Denizden tepemize top mermileri yağarken, dünyanın dört bir yanından gelen düşman askerleri sırtlan sürüleri gibi üzerlerimize çullanırken, vatanımızı işgale kalkışmışken, bir yandan vatanı müdafaa ederken bir yandan da düşmanlarımıza insanlık dersi verdiğimiz yerdir Çanakkale! Girdiği çatışmada yaraladığı düşman askerini canını tehlikeye atarak, sırtına alıp düşman siperlerine kadar götürme cesaretini gösteren Mehmetçik, düşmanın her bir rütbesindeki askerini kendisine hayran bırakacak kadar asil bir davranış sergileyerek, savaşın yalnızca öldürmekten ibaret olmadığını tüm dünyaya gösteren bir destana imza atmıştır. Bu destanın her satırında insanlık onuru vardır. Bu onur, düşmana sadece silahlı mücadelede değil, verdiği insanlık dersi örnekleriyle de baş eğdiren ölümsüz kahramanlarımıza aittir.
Çanakkale’de tarihin kaydettiği en büyük ve en kanlı savunma savaşları verilmiştir. Çanakkale, bir metrekare toprağa altı bin merminin düştüğü cehennemdir. Yine Akif’in; “Asım’ın nesli… diyordum ya… nesilmiş gerçek: İşte çiğnetmedi namusunu, çiğnetmeyecek” dizeleriyle tariflediği kahraman Mehmetçik, o cehennemi göğsünde karşılamıştır. Yarbay Hüseyin Avni Bey komutanlığındaki, Mustafa Kemal’in “sizlere taarruzu değil, ölmeyi emrediyorum” emrinden sonra tüm neferleriyle şehit olan 57. Alay gibi her neferinin sinesinde iman ve dolayısıyla da vatan aşkı olan Türk Ordusu, yüksek bir iman vecdi ile vatanını müdafaa etmiş ve muzaffer olmuştur. İşte bu ruhla yokluk varlığı, maneviyat maddiyatı, özgürlük sömürgeyi yenmiştir.
Bir şeyin ne kadar sevildiği, gerektiğinde onun için yapılabilen fedakârlık ve göze alınabilen risk ile ölçülür. Bu bakımdan Çanakkale’de yaşananlar, müthiş bir vatan sevgisinin en canlı örneğidir. Bizler, mazimizi yüreğimizde canlı tutmak zorundayız. Unutmayalım ki, mazinin bittiği yerde, millet biter, insan biter.
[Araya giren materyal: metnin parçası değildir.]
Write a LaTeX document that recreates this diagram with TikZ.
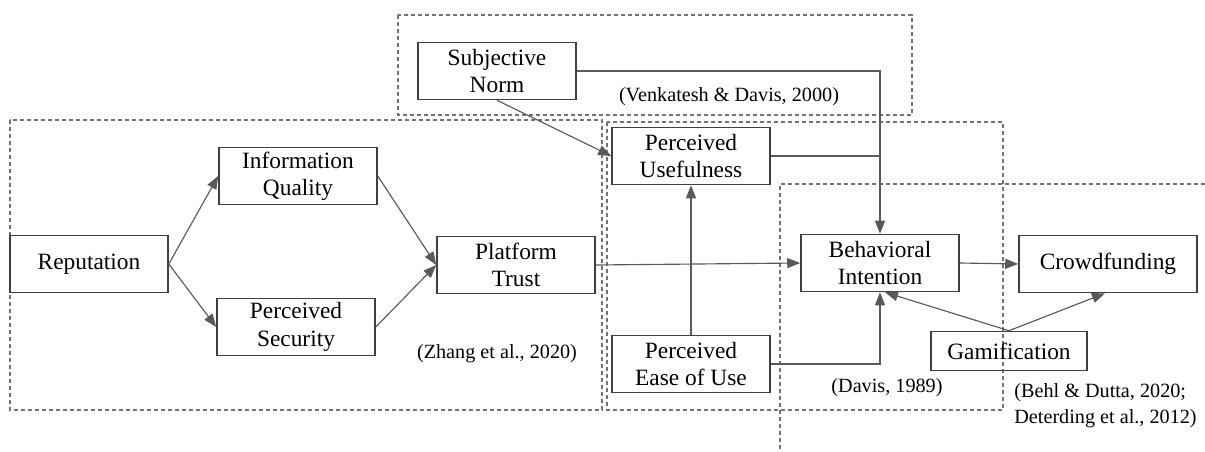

Millet tarihinden ibarettir. Onu tarihinden ayırırsanız, geriye insan sürüsü kalır. Milletlerin bekası; hassas duygulu kalbe sahip olan nesiller yetiştirmekle mümkündür. Bizler de Japon Eğitim Uzmanlarının “10 Hiroşima eder” dediği o Çanakkale’yi Çocuklarına ninni yapan nesiller yetiştirmek zorundayız. Çocuklarına Çanakkale’yi ninni yapan nesil muhakkak imanına, milletine ve bütün maddi-manevi değerlerine sahip çıkacaktır.
Şuan rahatça nefes almamızı sağlamak için tertemiz kanlarıyla üzerinde yaşadığımız toprakları vatan yapan, bağımsızlık ve varlık mücadelemizde üstün ve fedakârca çaba gösteren kahraman ecdadımızla ne kadar övünsek azdır. Çünkü onlar tarihin yazdığı en şerefli, en yiğit ve en ölümsüz kahramanlardır.
Bu duygu ve düşüncelerle tekraren bu şeref tablosunun çizimini yapan, başta Başkomutanımız Gazi Mustafa Kemal Atatürk olmak üzere ‘Çanakkale Geçilmez!’ diyen, 253 bin ölümsüz kahramanımızı sonsuz saygı ve şükranla yâd ediyor, Cenabı Allah’tan rahmet diliyorum. Allah Onlardan razı olsun. Ruhları şad olsun.”